Congressional Budget Office Finds that Bipartisan Health Bill Saves Money
This week, the nonpartisan Congressional Budget Office (CBO) issued its analysis of the Bipartisan Health Care Stabilization Act of 2017, Senate legislation that would stabilize the health insurance markets and reverse recent actions by President Trump to sabotage the Affordable Care Act (ACA). The CBO previously determined that President Trump’s actions would increase federal costs by $194 billion over ten years and increase premiums in the ACA markets by an average of 20%. The CBO found that the bipartisan bill to reverse Trump’s actions would keep the ACA markets stable and reduce the federal deficit by $3.8 billion over ten years. The Bipartisan Health Care Stabilization Act, drafted by Sens. Lamar Alexander (R-TN) and Patty Murray (D-WA), has 12 Republican and 12 Democratic sponsors. It would continue reimbursements, or cost-sharing reduction payments, to insurance companies that are required by law to reduce deductibles and co-pays for low-income people who purchase ACA plans and it would restore funding for advertising during the upcoming enrollment period. According to Senate Democratic leaders, all 48 Democrats support the bill. With the 12 Republican sponsors, there are enough votes to pass the bill in the Senate, but Republican leaders have stated that they will not bring the bill up for a vote unless President Trump indicates that he will sign it.
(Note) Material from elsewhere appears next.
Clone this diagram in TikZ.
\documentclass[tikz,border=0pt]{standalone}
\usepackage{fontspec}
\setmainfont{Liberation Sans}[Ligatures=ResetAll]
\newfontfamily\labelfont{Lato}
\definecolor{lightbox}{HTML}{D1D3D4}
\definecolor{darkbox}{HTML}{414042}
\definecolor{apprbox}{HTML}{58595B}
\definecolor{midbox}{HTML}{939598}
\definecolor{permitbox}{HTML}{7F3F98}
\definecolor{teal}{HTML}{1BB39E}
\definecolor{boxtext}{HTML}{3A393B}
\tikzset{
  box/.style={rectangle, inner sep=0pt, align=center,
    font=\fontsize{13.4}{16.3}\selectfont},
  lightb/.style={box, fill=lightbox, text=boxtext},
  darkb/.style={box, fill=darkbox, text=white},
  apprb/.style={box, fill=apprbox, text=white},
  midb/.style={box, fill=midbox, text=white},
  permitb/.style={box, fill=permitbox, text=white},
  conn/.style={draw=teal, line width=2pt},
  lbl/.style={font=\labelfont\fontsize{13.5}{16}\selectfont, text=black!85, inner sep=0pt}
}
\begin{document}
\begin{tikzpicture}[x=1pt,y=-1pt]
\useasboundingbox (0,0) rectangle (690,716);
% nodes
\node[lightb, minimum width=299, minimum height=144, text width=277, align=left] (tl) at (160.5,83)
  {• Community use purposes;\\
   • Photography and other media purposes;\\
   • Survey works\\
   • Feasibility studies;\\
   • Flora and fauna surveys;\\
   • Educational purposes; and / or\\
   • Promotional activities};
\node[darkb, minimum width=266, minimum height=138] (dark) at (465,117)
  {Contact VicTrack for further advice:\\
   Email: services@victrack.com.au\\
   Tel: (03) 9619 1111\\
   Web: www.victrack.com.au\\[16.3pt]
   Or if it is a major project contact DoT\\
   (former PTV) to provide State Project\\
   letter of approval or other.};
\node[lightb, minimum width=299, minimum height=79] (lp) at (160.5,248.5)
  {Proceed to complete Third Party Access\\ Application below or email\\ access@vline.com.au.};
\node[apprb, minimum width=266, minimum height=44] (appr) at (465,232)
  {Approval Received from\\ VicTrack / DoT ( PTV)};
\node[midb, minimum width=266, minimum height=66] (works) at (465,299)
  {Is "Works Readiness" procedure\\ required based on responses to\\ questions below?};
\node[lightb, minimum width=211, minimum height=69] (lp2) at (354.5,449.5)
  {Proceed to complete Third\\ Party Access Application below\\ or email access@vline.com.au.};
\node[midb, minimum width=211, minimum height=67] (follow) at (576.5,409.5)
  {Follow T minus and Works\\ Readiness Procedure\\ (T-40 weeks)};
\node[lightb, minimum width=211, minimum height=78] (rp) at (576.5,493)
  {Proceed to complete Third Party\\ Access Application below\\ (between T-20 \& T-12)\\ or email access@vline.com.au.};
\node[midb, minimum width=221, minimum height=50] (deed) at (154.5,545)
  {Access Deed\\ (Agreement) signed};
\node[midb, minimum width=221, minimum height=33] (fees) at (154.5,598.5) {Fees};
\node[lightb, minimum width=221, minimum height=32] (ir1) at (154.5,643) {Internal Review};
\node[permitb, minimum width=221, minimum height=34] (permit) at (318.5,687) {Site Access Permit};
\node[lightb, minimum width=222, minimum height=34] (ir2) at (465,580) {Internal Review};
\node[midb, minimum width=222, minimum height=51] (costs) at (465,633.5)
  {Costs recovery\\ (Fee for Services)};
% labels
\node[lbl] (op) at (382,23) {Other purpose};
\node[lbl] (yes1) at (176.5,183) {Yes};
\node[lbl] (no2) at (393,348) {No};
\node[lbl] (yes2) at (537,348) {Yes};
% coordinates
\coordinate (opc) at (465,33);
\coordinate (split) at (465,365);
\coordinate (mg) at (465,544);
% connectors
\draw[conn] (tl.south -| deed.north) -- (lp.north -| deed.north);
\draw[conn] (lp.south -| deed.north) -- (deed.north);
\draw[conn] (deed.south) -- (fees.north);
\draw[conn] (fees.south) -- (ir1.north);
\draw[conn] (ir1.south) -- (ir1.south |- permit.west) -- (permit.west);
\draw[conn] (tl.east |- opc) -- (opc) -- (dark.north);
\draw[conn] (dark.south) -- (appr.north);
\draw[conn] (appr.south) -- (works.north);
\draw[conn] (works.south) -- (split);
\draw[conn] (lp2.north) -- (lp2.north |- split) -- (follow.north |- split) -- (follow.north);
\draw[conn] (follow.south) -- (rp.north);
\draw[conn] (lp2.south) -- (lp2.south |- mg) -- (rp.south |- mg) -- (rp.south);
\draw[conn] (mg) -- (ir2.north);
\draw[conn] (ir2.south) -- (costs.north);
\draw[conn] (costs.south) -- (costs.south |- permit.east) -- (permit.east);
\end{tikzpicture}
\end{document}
In related news, a federal court in California denied a request by attorneys general from 18 states and the District of Columbia to issue an emergency ruling requiring the Trump administration to continue the cost-sharing reduction payments. The court’s decision is not the final ruling on the legality of Trump’s actions, but does reinforce the need for Congress to act quickly to reverse the President’s efforts to sabotage the ACA insurance markets.